(Charts and diagrams as code)
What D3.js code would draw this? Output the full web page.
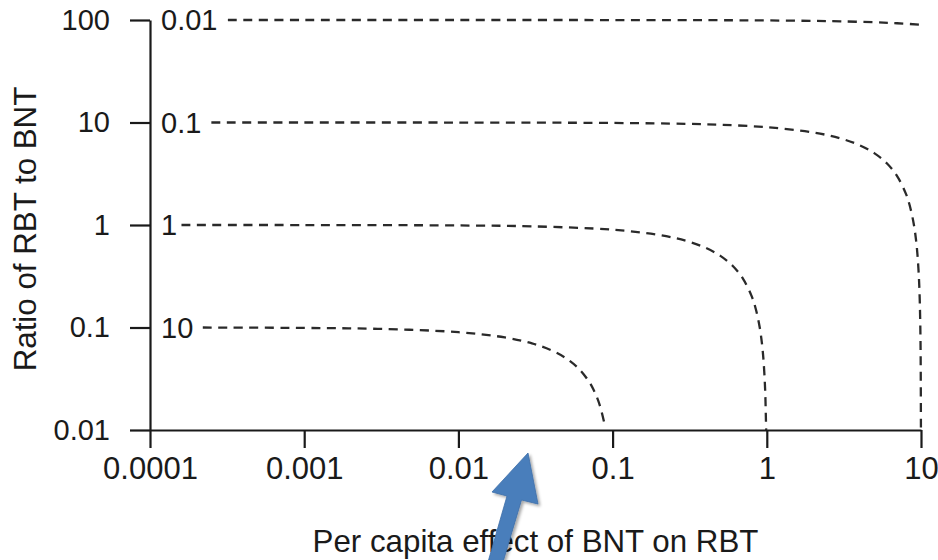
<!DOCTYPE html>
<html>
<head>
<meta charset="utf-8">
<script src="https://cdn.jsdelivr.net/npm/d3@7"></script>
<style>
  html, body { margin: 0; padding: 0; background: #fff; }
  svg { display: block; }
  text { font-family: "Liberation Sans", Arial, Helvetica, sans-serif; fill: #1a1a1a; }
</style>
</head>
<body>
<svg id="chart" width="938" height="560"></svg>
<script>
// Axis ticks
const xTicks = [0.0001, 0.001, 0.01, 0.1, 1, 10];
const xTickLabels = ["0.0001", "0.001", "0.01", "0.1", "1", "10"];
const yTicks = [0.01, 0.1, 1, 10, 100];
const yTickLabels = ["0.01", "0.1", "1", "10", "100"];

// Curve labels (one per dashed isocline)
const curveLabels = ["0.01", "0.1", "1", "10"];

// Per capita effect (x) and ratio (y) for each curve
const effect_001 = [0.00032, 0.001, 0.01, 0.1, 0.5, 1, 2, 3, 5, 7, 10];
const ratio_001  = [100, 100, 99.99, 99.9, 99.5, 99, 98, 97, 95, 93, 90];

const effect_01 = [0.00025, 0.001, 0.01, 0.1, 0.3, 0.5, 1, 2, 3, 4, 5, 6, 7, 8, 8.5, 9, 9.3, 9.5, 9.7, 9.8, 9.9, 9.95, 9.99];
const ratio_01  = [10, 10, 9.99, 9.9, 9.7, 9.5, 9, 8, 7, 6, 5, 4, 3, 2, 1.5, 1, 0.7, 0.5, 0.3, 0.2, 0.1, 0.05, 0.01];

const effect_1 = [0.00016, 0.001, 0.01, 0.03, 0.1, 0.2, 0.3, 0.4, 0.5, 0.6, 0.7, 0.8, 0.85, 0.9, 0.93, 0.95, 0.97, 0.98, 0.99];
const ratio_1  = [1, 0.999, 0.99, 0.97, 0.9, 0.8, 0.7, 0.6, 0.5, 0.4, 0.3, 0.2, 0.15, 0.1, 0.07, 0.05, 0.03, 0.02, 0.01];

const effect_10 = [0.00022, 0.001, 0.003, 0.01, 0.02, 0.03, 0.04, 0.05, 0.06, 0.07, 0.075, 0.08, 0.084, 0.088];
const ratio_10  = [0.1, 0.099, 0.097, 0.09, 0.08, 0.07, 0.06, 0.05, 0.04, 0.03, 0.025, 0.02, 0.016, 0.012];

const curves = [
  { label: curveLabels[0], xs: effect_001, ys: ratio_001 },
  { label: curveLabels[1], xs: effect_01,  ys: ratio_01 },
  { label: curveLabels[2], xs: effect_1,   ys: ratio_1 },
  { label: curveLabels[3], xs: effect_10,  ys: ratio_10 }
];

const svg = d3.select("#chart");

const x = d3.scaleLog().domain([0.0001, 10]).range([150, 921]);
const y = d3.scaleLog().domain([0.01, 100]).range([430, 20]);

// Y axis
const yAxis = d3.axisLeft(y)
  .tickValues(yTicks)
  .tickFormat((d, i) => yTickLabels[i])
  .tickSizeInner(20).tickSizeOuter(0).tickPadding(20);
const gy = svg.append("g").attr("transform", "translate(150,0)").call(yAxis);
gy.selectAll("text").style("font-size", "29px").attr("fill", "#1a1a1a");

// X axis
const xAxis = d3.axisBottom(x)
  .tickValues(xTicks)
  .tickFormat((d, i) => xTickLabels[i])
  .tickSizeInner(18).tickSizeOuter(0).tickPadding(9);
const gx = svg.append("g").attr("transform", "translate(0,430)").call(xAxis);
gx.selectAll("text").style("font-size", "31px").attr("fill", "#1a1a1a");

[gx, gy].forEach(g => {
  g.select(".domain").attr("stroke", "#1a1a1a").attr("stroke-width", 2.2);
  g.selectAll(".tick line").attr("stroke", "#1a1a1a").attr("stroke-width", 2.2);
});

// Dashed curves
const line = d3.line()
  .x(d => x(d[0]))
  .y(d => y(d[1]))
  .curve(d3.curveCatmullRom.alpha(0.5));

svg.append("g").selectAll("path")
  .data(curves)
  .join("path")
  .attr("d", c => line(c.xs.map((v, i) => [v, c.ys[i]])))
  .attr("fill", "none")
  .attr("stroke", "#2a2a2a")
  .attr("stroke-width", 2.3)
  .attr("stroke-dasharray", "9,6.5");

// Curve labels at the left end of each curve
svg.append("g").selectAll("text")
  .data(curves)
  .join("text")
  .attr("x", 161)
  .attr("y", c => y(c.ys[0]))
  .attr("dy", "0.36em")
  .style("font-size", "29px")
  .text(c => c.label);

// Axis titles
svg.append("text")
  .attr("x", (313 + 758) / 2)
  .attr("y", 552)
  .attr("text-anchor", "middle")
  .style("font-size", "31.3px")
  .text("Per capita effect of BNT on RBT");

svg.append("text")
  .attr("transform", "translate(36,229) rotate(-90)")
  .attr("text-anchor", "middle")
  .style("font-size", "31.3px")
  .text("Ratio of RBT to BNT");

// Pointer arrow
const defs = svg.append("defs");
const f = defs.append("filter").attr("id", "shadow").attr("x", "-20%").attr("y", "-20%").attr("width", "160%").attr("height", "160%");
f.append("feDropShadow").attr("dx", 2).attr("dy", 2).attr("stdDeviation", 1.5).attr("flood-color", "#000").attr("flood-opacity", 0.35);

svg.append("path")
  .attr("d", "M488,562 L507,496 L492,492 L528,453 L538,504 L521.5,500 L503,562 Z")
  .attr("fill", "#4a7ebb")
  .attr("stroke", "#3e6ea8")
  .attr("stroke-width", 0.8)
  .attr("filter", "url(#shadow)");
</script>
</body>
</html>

* * *

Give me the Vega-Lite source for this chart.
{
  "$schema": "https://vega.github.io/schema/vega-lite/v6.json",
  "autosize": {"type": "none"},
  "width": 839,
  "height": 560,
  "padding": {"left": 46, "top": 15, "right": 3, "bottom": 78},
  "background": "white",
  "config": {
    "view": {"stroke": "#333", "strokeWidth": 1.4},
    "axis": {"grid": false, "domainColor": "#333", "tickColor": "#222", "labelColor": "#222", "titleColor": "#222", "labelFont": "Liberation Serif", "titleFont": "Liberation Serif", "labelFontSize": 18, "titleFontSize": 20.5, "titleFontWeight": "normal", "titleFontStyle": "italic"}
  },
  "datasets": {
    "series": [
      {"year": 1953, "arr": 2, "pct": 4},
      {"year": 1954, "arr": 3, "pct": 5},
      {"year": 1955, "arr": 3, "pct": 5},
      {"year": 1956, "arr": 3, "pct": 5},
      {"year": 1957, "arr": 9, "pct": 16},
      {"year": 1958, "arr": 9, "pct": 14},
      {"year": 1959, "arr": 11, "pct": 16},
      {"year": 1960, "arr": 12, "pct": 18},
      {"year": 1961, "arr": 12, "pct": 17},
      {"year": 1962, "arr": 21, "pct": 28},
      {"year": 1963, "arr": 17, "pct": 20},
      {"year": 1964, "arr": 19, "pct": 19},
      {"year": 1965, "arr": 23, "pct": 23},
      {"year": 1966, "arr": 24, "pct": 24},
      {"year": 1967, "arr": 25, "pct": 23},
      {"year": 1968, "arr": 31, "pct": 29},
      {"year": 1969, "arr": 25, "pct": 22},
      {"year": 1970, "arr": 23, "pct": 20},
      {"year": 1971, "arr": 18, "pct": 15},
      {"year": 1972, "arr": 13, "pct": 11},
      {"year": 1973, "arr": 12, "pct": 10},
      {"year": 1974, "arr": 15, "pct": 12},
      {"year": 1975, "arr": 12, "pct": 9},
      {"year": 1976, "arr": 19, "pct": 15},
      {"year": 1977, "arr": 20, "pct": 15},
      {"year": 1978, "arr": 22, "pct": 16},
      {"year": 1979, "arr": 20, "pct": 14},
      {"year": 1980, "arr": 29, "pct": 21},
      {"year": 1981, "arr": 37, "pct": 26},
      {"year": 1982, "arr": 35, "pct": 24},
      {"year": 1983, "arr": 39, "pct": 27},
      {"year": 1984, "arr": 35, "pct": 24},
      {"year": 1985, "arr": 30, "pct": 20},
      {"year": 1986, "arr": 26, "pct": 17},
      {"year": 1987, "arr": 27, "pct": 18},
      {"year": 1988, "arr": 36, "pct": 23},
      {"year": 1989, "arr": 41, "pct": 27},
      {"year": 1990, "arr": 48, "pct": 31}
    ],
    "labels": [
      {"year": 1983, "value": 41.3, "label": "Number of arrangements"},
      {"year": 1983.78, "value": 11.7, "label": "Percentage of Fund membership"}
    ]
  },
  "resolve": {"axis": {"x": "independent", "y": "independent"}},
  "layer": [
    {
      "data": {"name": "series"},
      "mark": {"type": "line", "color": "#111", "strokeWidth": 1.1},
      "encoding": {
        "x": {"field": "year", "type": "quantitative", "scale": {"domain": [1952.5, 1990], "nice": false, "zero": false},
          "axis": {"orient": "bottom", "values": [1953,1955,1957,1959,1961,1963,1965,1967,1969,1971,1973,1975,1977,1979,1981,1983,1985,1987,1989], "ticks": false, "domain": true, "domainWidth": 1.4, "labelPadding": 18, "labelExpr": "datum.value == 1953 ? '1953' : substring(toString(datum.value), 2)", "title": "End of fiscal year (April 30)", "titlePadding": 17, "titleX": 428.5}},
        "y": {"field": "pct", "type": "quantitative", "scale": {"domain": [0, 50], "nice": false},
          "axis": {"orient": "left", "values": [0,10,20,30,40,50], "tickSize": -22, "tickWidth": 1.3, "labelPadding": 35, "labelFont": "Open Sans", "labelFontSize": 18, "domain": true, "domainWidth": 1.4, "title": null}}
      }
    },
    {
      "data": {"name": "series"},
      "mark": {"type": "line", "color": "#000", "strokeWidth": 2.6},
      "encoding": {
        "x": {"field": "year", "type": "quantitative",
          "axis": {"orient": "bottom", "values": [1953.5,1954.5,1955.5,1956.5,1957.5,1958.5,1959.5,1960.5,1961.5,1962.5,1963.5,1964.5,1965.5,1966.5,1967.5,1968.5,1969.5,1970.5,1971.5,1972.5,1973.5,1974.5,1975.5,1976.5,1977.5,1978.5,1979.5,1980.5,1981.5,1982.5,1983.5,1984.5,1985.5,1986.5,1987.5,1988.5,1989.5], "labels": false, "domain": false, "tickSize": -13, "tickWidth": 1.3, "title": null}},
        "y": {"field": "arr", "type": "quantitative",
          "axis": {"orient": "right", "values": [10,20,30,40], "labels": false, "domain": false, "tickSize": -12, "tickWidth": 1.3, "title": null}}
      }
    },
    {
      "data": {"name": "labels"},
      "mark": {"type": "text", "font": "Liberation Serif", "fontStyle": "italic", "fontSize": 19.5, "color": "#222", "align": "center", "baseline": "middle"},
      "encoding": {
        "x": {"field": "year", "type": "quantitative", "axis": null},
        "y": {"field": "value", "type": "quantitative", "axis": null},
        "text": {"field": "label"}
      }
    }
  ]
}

...

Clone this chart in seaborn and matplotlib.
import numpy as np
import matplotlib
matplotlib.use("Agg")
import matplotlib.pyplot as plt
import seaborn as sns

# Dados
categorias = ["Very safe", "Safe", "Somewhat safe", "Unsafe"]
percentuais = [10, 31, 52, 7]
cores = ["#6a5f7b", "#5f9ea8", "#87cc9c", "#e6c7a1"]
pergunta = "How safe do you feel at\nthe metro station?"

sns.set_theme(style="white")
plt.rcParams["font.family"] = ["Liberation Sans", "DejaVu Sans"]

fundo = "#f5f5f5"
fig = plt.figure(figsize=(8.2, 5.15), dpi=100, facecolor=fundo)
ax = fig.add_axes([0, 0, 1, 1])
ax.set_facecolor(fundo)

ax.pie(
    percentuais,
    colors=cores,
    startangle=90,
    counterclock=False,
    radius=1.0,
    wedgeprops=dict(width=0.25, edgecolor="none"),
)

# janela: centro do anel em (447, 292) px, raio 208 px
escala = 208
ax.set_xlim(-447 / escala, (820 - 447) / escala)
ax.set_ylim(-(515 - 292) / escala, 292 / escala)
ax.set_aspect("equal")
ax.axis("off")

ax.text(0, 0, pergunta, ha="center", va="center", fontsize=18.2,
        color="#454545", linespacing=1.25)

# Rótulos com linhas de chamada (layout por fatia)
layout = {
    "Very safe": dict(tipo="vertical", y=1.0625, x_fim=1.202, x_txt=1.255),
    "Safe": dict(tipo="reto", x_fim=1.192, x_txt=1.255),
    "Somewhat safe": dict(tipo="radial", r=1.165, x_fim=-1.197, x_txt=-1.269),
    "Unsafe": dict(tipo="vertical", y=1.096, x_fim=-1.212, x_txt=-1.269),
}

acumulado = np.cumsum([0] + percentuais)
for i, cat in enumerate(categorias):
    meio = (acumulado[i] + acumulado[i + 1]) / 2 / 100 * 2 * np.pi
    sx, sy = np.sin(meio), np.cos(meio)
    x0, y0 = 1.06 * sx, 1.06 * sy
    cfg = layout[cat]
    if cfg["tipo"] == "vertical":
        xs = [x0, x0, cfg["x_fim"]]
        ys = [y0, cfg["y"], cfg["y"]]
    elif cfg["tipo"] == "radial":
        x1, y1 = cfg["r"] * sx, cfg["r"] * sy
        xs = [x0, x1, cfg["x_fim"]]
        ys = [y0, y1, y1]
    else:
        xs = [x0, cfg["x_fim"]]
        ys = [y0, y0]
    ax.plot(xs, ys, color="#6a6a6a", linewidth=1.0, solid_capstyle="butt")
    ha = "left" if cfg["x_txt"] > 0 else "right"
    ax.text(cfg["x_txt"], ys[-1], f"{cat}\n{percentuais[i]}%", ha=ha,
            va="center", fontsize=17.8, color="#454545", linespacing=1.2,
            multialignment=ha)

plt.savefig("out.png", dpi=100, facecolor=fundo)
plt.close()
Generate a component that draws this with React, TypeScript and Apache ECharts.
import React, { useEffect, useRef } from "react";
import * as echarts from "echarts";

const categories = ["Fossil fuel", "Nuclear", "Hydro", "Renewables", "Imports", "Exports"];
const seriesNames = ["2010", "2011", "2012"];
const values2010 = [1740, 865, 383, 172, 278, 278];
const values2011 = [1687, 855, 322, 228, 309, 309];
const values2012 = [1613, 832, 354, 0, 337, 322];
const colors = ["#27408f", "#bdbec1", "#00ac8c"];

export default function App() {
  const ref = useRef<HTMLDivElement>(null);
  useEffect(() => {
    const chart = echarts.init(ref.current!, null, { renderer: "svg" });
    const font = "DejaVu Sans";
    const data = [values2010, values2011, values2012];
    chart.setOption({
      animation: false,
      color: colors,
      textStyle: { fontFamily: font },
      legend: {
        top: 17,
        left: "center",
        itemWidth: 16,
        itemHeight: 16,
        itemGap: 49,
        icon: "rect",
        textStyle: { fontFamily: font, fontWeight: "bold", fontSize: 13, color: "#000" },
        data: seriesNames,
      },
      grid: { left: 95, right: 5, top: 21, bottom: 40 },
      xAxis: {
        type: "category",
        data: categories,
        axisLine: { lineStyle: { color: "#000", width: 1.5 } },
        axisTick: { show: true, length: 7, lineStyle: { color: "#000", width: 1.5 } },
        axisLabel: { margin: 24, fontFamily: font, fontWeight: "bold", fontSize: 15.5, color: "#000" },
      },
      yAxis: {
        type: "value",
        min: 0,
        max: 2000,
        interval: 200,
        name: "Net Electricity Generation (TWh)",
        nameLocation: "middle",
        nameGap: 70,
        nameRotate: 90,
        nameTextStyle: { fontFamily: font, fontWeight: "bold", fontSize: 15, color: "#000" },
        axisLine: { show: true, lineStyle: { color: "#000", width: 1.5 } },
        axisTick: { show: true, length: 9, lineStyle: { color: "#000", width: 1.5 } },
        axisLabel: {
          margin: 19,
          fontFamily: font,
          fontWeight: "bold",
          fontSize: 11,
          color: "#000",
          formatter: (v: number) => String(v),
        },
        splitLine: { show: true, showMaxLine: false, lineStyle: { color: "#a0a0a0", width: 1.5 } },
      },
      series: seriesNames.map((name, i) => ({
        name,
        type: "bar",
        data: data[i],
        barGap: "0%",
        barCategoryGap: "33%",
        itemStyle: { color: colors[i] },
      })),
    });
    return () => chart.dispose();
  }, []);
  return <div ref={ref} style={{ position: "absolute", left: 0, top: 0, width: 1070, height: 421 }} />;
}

Exercise instructions
Copy exactly the material above from the line with "What D3.js code" to the line with "const y = d3.scaleLog().domain([0.01, 100]).range([430, 20]);", ends included, and nothing else. Leave out any picture.

Exercise output
What D3.js code would draw this? Output the full web page.
<!DOCTYPE html>
<html>
<head>
<meta charset="utf-8">
<script src="https://cdn.jsdelivr.net/npm/d3@7"></script>
<style>
  html, body { margin: 0; padding: 0; background: #fff; }
  svg { display: block; }
  text { font-family: "Liberation Sans", Arial, Helvetica, sans-serif; fill: #1a1a1a; }
</style>
</head>
<body>
<svg id="chart" width="938" height="560"></svg>
<script>
// Axis ticks
const xTicks = [0.0001, 0.001, 0.01, 0.1, 1, 10];
const xTickLabels = ["0.0001", "0.001", "0.01", "0.1", "1", "10"];
const yTicks = [0.01, 0.1, 1, 10, 100];
const yTickLabels = ["0.01", "0.1", "1", "10", "100"];

// Curve labels (one per dashed isocline)
const curveLabels = ["0.01", "0.1", "1", "10"];

// Per capita effect (x) and ratio (y) for each curve
const effect_001 = [0.00032, 0.001, 0.01, 0.1, 0.5, 1, 2, 3, 5, 7, 10];
const ratio_001  = [100, 100, 99.99, 99.9, 99.5, 99, 98, 97, 95, 93, 90];

const effect_01 = [0.00025, 0.001, 0.01, 0.1, 0.3, 0.5, 1, 2, 3, 4, 5, 6, 7, 8, 8.5, 9, 9.3, 9.5, 9.7, 9.8, 9.9, 9.95, 9.99];
const ratio_01  = [10, 10, 9.99, 9.9, 9.7, 9.5, 9, 8, 7, 6, 5, 4, 3, 2, 1.5, 1, 0.7, 0.5, 0.3, 0.2, 0.1, 0.05, 0.01];

const effect_1 = [0.00016, 0.001, 0.01, 0.03, 0.1, 0.2, 0.3, 0.4, 0.5, 0.6, 0.7, 0.8, 0.85, 0.9, 0.93, 0.95, 0.97, 0.98, 0.99];
const ratio_1  = [1, 0.999, 0.99, 0.97, 0.9, 0.8, 0.7, 0.6, 0.5, 0.4, 0.3, 0.2, 0.15, 0.1, 0.07, 0.05, 0.03, 0.02, 0.01];

const effect_10 = [0.00022, 0.001, 0.003, 0.01, 0.02, 0.03, 0.04, 0.05, 0.06, 0.07, 0.075, 0.08, 0.084, 0.088];
const ratio_10  = [0.1, 0.099, 0.097, 0.09, 0.08, 0.07, 0.06, 0.05, 0.04, 0.03, 0.025, 0.02, 0.016, 0.012];

const curves = [
  { label: curveLabels[0], xs: effect_001, ys: ratio_001 },
  { label: curveLabels[1], xs: effect_01,  ys: ratio_01 },
  { label: curveLabels[2], xs: effect_1,   ys: ratio_1 },
  { label: curveLabels[3], xs: effect_10,  ys: ratio_10 }
];

const svg = d3.select("#chart");

const x = d3.scaleLog().domain([0.0001, 10]).range([150, 921]);
const y = d3.scaleLog().domain([0.01, 100]).range([430, 20]);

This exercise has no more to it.